In our time, we tend to assign great confidence to written documents as evidence, and these are very thin on the ground when it comes to Elisabeth Cronström. But there is one more fact we know with certainty from her financial accounts: she lived mainly at Sannum until 1760. She then moved to Öjared and lived there for a period of ten years, returning to Sannum in 1770.
Possibly she knew King Frederick I and Queen Ulrika Eleonora. We know at least that they stayed over in the "Large house in the city", the Thams' house in Gothenburg, in 1722.
There are two portraits of Elisabeth Cronström: one from 1708, the year she was married, and one that is probably from 1727. Her signature has also been found on a few documents. There remains much left to research about this woman who, in the 18th century, managed Forsviks Bruk for almost 40 years.

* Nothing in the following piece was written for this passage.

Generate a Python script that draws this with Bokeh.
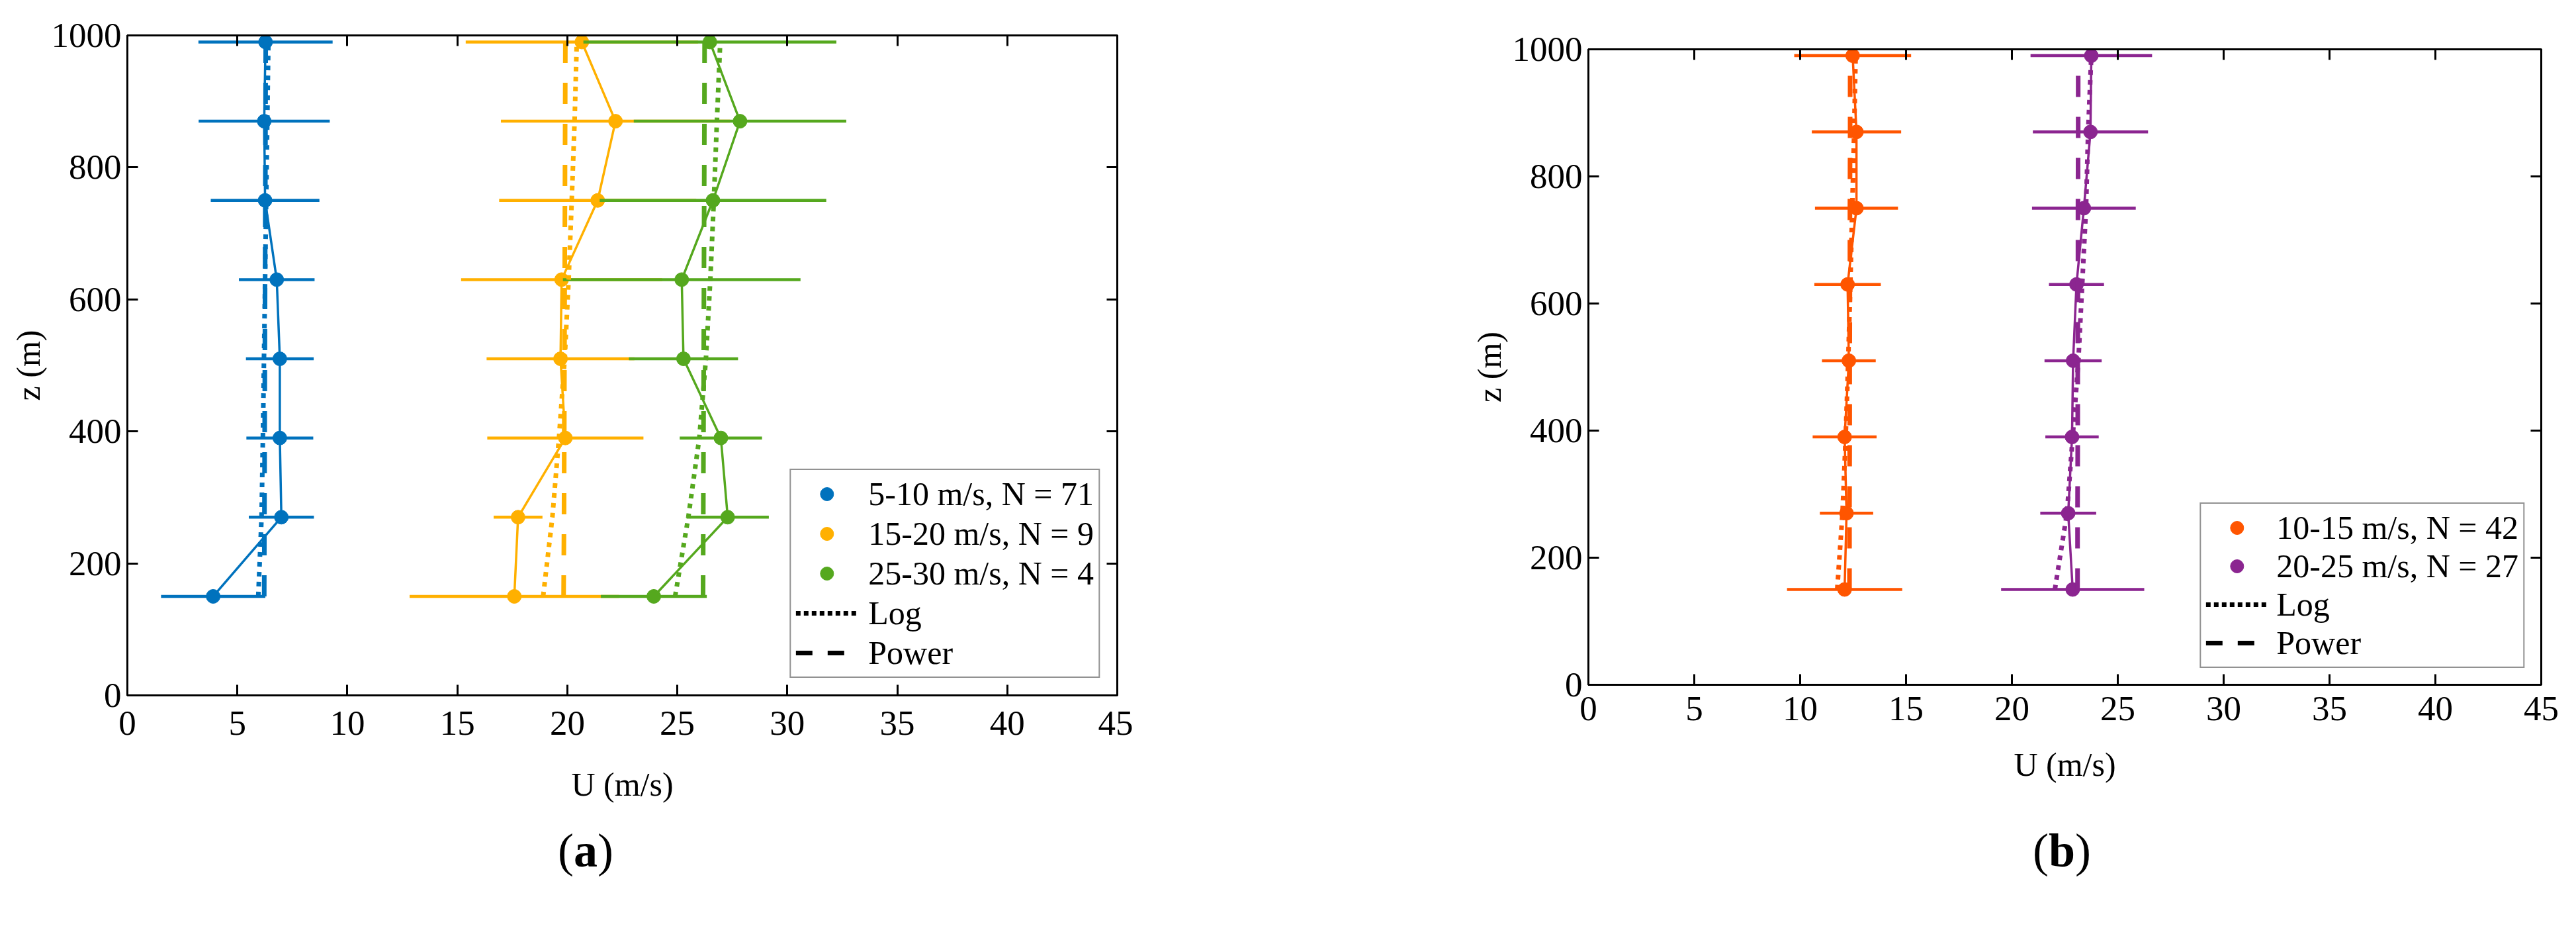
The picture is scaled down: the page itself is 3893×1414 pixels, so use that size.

Woman and factory owner - more common than is generally believed
Elisabeth Cronström was far from unique in being a woman factory manager. In the 17th and 18th centuries there were as many as 300 women factory owners. They are rarely mentioned in history books. In practice, wives of mill and foundry owners often had a large share of responsibility for managing the business while their husbands were alive, despite the fact that they had no legal capacity.
In addition to a great deal of domestic chores, which had not changed significantly since the Middle Ages, the wife would often take over her husband's place when he was away, working for the government or in military service. She would have much knowledge of the factory's business as well as the manufacturing processes. If the husband were to die, the work did not change – the main difference would be that the wife then had legal capacity, as well as liability, for the property. Many of these women, like Elisabeth Cronström, had a background in families who owned mills and foundries, and would acquire insights into the business from childhood on. They ran their companies very successfully, expanded their properties and modernised their businesses.
Often widows
In fact it was these women who, although invisible in the pages of history until now, significantly improved the development of industrial production in the centuries preceding the industrial golden age of the nineteenth century.
They were often the widows of much older husbands; under the law at that time, a married woman had no legal capacity. A widow, on the other hand, had the same opportunities and rights as a man to run a business as long as she remained a widow. However, if she remarried, she would lose those rights immediately. The Swedish nobility was relatively small in number and marital allegiances were intertwined. Family conditions were often complex, with children from multiple marriages, inheritance disputes, unclear ownership and so on, which led to a large number of law suits within families.